■ **Short problem**: Copy the records below word for word, from the first line through the line that contains "var xLabels = ['06/16', '07/11'];", and leave out any pictures.

■ **Data for this exercise**:
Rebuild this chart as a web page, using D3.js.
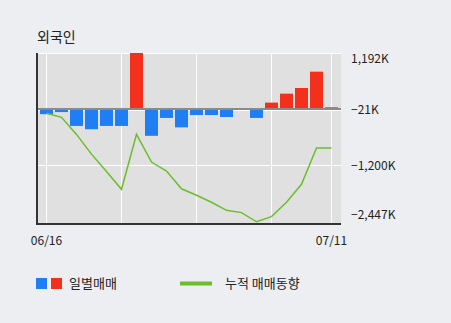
<!DOCTYPE html>
<html>
<head>
<meta charset="utf-8">
<title>외국인</title>
<style>
body {margin: 0; background: #eceef2;}
text {font-family: "Noto Sans CJK KR", "Noto Sans", sans-serif; fill: #222;}
</style>
</head>
<body>
<div id="chart"></div>
<script src="https://cdn.jsdelivr.net/npm/d3@7/dist/d3.min.js"></script>
<script>
var dates = ['06/16','06/17','06/18','06/19','06/20','06/23','06/24','06/25','06/26','06/27',
	'06/30','07/01','07/02','07/03','07/04','07/07','07/08','07/09','07/10','07/11'];
// daily net buying (thousand shares)
var daily = [-110, -65, -360, -430, -360, -360, 1192, -570, -190, -390,
	-128, -128, -170, -10, -190, 136, 327, 447, 795, 36];
// cumulative trend
var cumul = [-92, -177, -540, -960, -1330, -1709, -538, -1128, -1319, -1698,
	-1836, -1985, -2156, -2205, -2400, -2290, -1985, -1602, -830, -830];
var yTicks = [1192, -21, -1200, -2447];
var xTickIdx = [0, 5, 10, 15, 19];
var xLabels = ['06/16', '07/11'];

(function(d3) {
	var width = 451, height = 323;
	var pLeft = 37, pRight = 341, pTop = 53, pBottom = 224;

	var svg = d3.select('#chart').append('svg')
		.attr('width', width)
		.attr('height', height);

	var x = d3.scalePoint().domain(dates).range([46.5, 331.5]);
	var y = d3.scaleLinear().domain([-2447, 1192]).range([pBottom, pTop]);

	svg.append('text').attr('x', 37).attr('y', 42)
		.style('font-size', '14px').text('외국인');

	svg.append('rect').attr('x', pLeft).attr('y', pTop)
		.attr('width', pRight - pLeft).attr('height', pBottom - pTop)
		.attr('fill', '#e0e0e0');

	// grid
	svg.selectAll('.hgrid').data(yTicks).enter().append('line')
		.attr('x1', pLeft).attr('x2', pRight)
		.attr('y1', function(d) { return Math.round(y(d)) + 0.5; })
		.attr('y2', function(d) { return Math.round(y(d)) + 0.5; })
		.attr('stroke', '#fff').attr('stroke-width', 1);
	svg.selectAll('.vgrid').data(xTickIdx).enter().append('line')
		.attr('x1', function(i) { return x(dates[i]); })
		.attr('x2', function(i) { return x(dates[i]); })
		.attr('y1', pTop).attr('y2', pBottom)
		.attr('stroke', '#fff').attr('stroke-width', 1);

	// bars
	svg.selectAll('.bar').data(daily).enter().append('rect')
		.attr('x', function(d, i) { return x(dates[i]) - 6.5; })
		.attr('width', 13)
		.attr('y', function(d) { return y(Math.max(0, d)); })
		.attr('height', function(d) { return Math.abs(y(d) - y(0)); })
		.attr('fill', function(d) { return d >= 0 ? '#f2301b' : '#1f7ef4'; });

	// zero line
	svg.append('line').attr('x1', pLeft).attr('x2', pRight)
		.attr('y1', y(0)).attr('y2', y(0))
		.attr('stroke', '#8a8a8a').attr('stroke-width', 2);

	// cumulative line
	var line = d3.line()
		.x(function(d, i) { return x(dates[i]); })
		.y(function(d) { return y(d); });
	svg.append('path').datum(cumul)
		.attr('d', line)
		.attr('fill', 'none')
		.attr('stroke', '#6cbd2e')
		.attr('stroke-width', 1.5);

	// axis lines
	svg.append('line').attr('x1', pLeft).attr('x2', pLeft)
		.attr('y1', pTop).attr('y2', pBottom + 1)
		.attr('stroke', '#333').attr('stroke-width', 2);
	svg.append('line').attr('x1', pLeft - 1).attr('x2', pRight)
		.attr('y1', pBottom).attr('y2', pBottom)
		.attr('stroke', '#333').attr('stroke-width', 2);

	// right labels
	svg.selectAll('.ylab').data(yTicks).enter().append('text')
		.attr('x', 351)
		.attr('y', function(d) { return Math.min(215, Math.max(59, y(d))); })
		.attr('dy', '0.35em')
		.style('font-size', '12px')
		.text(function(d) { return d3.format(',')(d) + 'K'; });

	// x labels
	svg.selectAll('.xlab').data(xLabels).enter().append('text')
		.attr('x', function(d) { return x(d); })
		.attr('y', 245)
		.attr('text-anchor', 'middle')
		.style('font-size', '12px')
		.text(function(d) { return d; });

	// legend
	svg.append('rect').attr('x', 36).attr('y', 278).attr('width', 11).attr('height', 11).attr('fill', '#1f7ef4');
	svg.append('rect').attr('x', 51).attr('y', 278).attr('width', 11).attr('height', 11).attr('fill', '#f2301b');
	svg.append('text').attr('x', 69).attr('y', 288).style('font-size', '13px').text('일별매매');
	svg.append('line').attr('x1', 180).attr('x2', 212).attr('y1', 283.5).attr('y2', 283.5)
		.attr('stroke', '#6cbd2e').attr('stroke-width', 4);
	svg.append('text').attr('x', 225).attr('y', 288).style('font-size', '13px').text('누적 매매동향');
})(window.d3);
</script>
</body>
</html>
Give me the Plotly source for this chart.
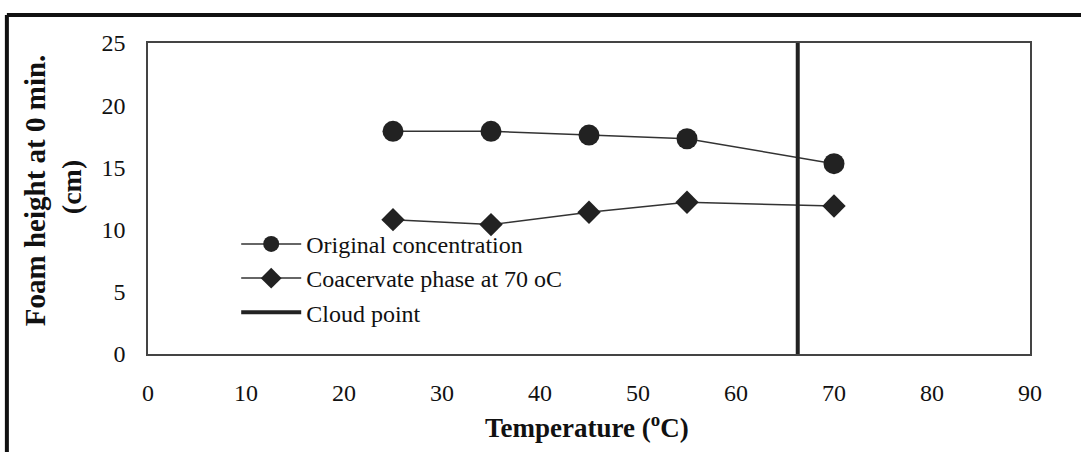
import plotly.graph_objects as go

temps = [25, 35, 45, 55, 70]
original = [17.9, 17.9, 17.6, 17.3, 15.3]
coacervate = [10.8, 10.4, 11.4, 12.2, 11.9]
cloud_point_x = [66.3, 66.3]
cloud_point_y = [-0.7, 25.2]
x_ticks = [0, 10, 20, 30, 40, 50, 60, 70, 80, 90]
y_ticks = [0, 5, 10, 15, 20, 25]

FONT = "Liberation Serif"
DARK = "#222222"

fig = go.Figure()
fig.add_trace(go.Scatter(
    x=temps, y=original, name="Original concentration", mode="lines+markers",
    line=dict(color="#333333", width=1.5),
    marker=dict(symbol="circle", size=21, color=DARK),
))
fig.add_trace(go.Scatter(
    x=temps, y=coacervate, name="Coacervate phase at 70 oC", mode="lines+markers",
    line=dict(color="#333333", width=1.5),
    marker=dict(symbol="diamond", size=18, color=DARK),
))
fig.add_trace(go.Scatter(
    x=cloud_point_x, y=cloud_point_y, name="Cloud point", mode="lines",
    line=dict(color=DARK, width=4), cliponaxis=False,
))

fig.update_layout(
    width=1081, height=452,
    margin=dict(l=148, r=51, t=43, b=98),
    paper_bgcolor="white", plot_bgcolor="white",
    font=dict(family=FONT, color="#111111", size=25),
    showlegend=True,
    legend=dict(x=0.1, y=0.425, xanchor="left", yanchor="top",
                bgcolor="rgba(0,0,0,0)", font=dict(size=24, family=FONT),
                tracegroupgap=0, itemwidth=60),
    xaxis=dict(range=[0, 90], tickvals=x_ticks, showgrid=False, zeroline=False,
               showline=True, mirror=True, linecolor="#444444", linewidth=1.5,
               ticks="", ticklabelstandoff=16, tickfont=dict(size=24, family=FONT)),
    yaxis=dict(range=[0, 25], tickvals=y_ticks, showgrid=False, zeroline=False,
               showline=True, mirror=True, linecolor="#444444", linewidth=1.5,
               ticks="", ticklabelstandoff=16, tickfont=dict(size=24, family=FONT)),
    annotations=[
        dict(text="<b>Temperature (<sup>o</sup>C)</b>", xref="paper", yref="paper",
             x=0.498, y=-0.23, xanchor="center", yanchor="middle", showarrow=False,
             font=dict(size=27, family=FONT)),
        dict(text="<b>Foam height at 0 min.</b>", xref="paper", yref="paper",
             x=-0.128, y=0.524, xanchor="center", yanchor="middle", showarrow=False,
             textangle=-90, font=dict(size=29, family=FONT)),
        dict(text="<b>(cm)</b>", xref="paper", yref="paper",
             x=-0.086, y=0.537, xanchor="center", yanchor="middle", showarrow=False,
             textangle=-90, font=dict(size=28, family=FONT)),
    ],
    shapes=[
        dict(type="line", xref="paper", yref="paper", x0=-0.16, x1=1.06, y0=1.09, y1=1.09,
             line=dict(color="#111111", width=4)),
        dict(type="line", xref="paper", yref="paper", x0=-0.16, x1=-0.16, y0=1.09, y1=-0.32,
             line=dict(color="#111111", width=4)),
    ],
)

fig.write_html("out.html")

■ **Solution below**:
Rebuild this chart as a web page, using D3.js.
<!DOCTYPE html>
<html>
<head>
<meta charset="utf-8">
<title>외국인</title>
<style>
body {margin: 0; background: #eceef2;}
text {font-family: "Noto Sans CJK KR", "Noto Sans", sans-serif; fill: #222;}
</style>
</head>
<body>
<div id="chart"></div>
<script src="https://cdn.jsdelivr.net/npm/d3@7/dist/d3.min.js"></script>
<script>
var dates = ['06/16','06/17','06/18','06/19','06/20','06/23','06/24','06/25','06/26','06/27',
	'06/30','07/01','07/02','07/03','07/04','07/07','07/08','07/09','07/10','07/11'];
// daily net buying (thousand shares)
var daily = [-110, -65, -360, -430, -360, -360, 1192, -570, -190, -390,
	-128, -128, -170, -10, -190, 136, 327, 447, 795, 36];
// cumulative trend
var cumul = [-92, -177, -540, -960, -1330, -1709, -538, -1128, -1319, -1698,
	-1836, -1985, -2156, -2205, -2400, -2290, -1985, -1602, -830, -830];
var yTicks = [1192, -21, -1200, -2447];
var xTickIdx = [0, 5, 10, 15, 19];
var xLabels = ['06/16', '07/11'];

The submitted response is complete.